* **Problem description**: List each line in which the string "matplotlib" appears.

## begin Data provided

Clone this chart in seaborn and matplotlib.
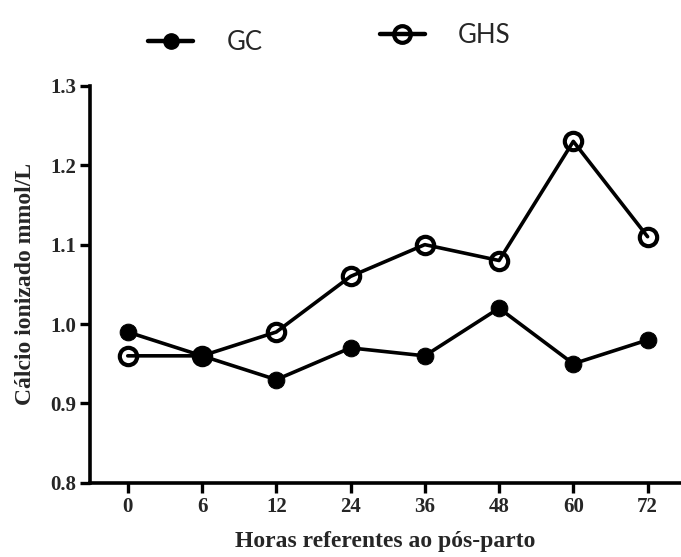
import numpy as np
import matplotlib
matplotlib.use('Agg')
import matplotlib.pyplot as plt
from matplotlib.lines import Line2D
import seaborn as sns
import pandas as pd

horas = ['0', '6', '12', '24', '36', '48', '60', '72']
gc = [0.99, 0.96, 0.93, 0.97, 0.96, 1.02, 0.95, 0.98]
ghs = [0.96, 0.96, 0.99, 1.06, 1.10, 1.08, 1.23, 1.11]

sns.set_theme(style='ticks')
plt.rcParams['font.family'] = ['Liberation Serif', 'DejaVu Serif']

df = pd.DataFrame({'pos': list(range(len(horas))) * 2,
                   'valor': gc + ghs,
                   'grupo': ['GC'] * len(gc) + ['GHS'] * len(ghs)})

fig = plt.figure(figsize=(6.81, 5.57), dpi=100)
ax = fig.add_axes([0.132, 0.133, 0.868, 0.713])

sns.lineplot(data=df[df['grupo'] == 'GC'], x='pos', y='valor', ax=ax, color='black',
             lw=2.6, marker='o', ms=12, mfc='black', mec='black', legend=False, zorder=2)
sns.lineplot(data=df[df['grupo'] == 'GHS'], x='pos', y='valor', ax=ax, color='black',
             lw=2.6, marker='o', ms=12.5, mfc='none', mec='black', mew=3, legend=False, zorder=3)

ax.set_xlim(-0.51, 7.45)
ax.set_ylim(0.8, 1.3)
ax.set_xticks(range(len(horas)))
ax.set_xticklabels(horas)
ax.set_yticks([0.8, 0.9, 1.0, 1.1, 1.2, 1.3])
ax.set_yticklabels(['0.8', '0.9', '1.0', '1.1', '1.2', '1.3'])
for s in ['top', 'right']:
    ax.spines[s].set_visible(False)
for s in ['left', 'bottom']:
    ax.spines[s].set_linewidth(2.6)
    ax.spines[s].set_color('black')
ax.tick_params(axis='both', length=7, width=2.4, color='black', labelsize=15, pad=3)
for t in ax.get_xticklabels() + ax.get_yticklabels():
    t.set_fontweight('bold')
ax.set_xlabel('Horas referentes ao pós-parto', fontsize=17, fontweight='bold', labelpad=10)
ax.set_ylabel('Cálcio ionizado mmol/L', fontsize=17, fontweight='bold', labelpad=10)

h_gc = Line2D([0], [0], color='black', lw=3.2, marker='o', ms=11, mfc='black', mec='black')
h_ghs = Line2D([0], [0], color='black', lw=3.2, marker='o', ms=12, mfc='none', mec='black', mew=3)
leg_font = {'family': 'Lato', 'size': 18.5}
fig.legend([h_gc], ['GC'], loc='center', bbox_to_anchor=(0.302, 0.924), frameon=False,
           prop=leg_font, handlelength=1.75, handletextpad=1.3)
fig.legend([h_ghs], ['GHS'], loc='center', bbox_to_anchor=(0.654, 0.937), frameon=False,
           prop=leg_font, handlelength=1.75, handletextpad=1.3)

fig.savefig('out.png', dpi=100)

## end Data provided

* **Reply**:
Clone this chart in seaborn and matplotlib.
import matplotlib
matplotlib.use('Agg')
import matplotlib.pyplot as plt
from matplotlib.lines import Line2D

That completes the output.